A retired San Diego County law enforcement officer, Cameron Gary, told NBC 7 on Thursday, though, that more can be done when it comes to police reform, specifically in changing the police culture.

“You cannot incarcerate your way to civility; more jail time is not the answer,” Gary said.

Gary previously worked as the San Diego County District Attorney’s investigating supervisor and for the San Diego County Sheriff's Department. Throughout his career, Gary said, he's seen changes to police training. At one point, he was teaching defensive tactics and use-of-force training.

"More jail time is not the answer."

Cameron Gary

“So things are much different now," Gary said. "I’m not saying it was wrong back then, but now there's a lot more emphasis on verbal judo.
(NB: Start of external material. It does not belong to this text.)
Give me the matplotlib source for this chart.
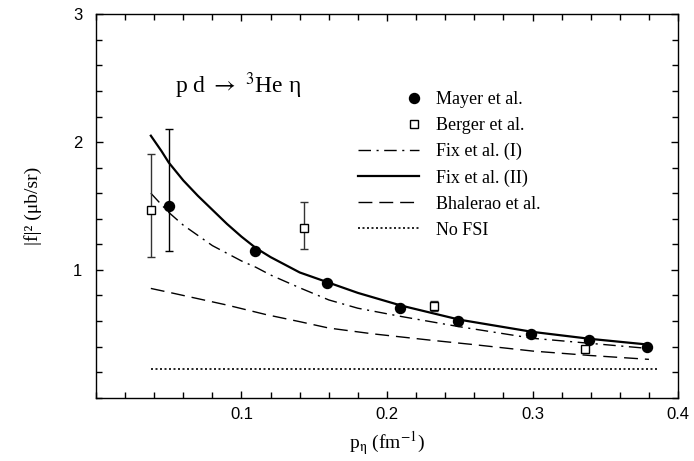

There's a lot more emphasis just on hostage negotiation, crisis negotiation, conflict deescalation."

The other policy SDPD implemented on Wednesday outlines an officer’s duty to intervene and stop another officer if they are using unreasonable force and also requires reporting the incident to a supervisor.  

“The public is not our adversary; we're not there to dominate them,” Gary said. “We have to change that mentality, and so if we understand that we are there to serve them, we are there to be their partner, then I think we'll have more success.”

SDPD policy changes include creating a “buffer zone,” which will be done by calling on specialized groups such as PERT (Psychiatric Emergency Response Team) or homeless outreach teams. Gary said these groups already exist within police departments but that efforts need to be made to make these resources more available.

“The problem is you don't have them all the time," Gary said. "Is there going to be a PERT person available at 3 o'clock in the morning on a Tuesday? That's the issue. When there is a person that's stuck in the drive-through at Wendy's, you know who they call: They're going to call the police because the police are there 24-7."

The California deescalation bill, AB 392, took effect in January, requiring police departments to put forward policies by next year.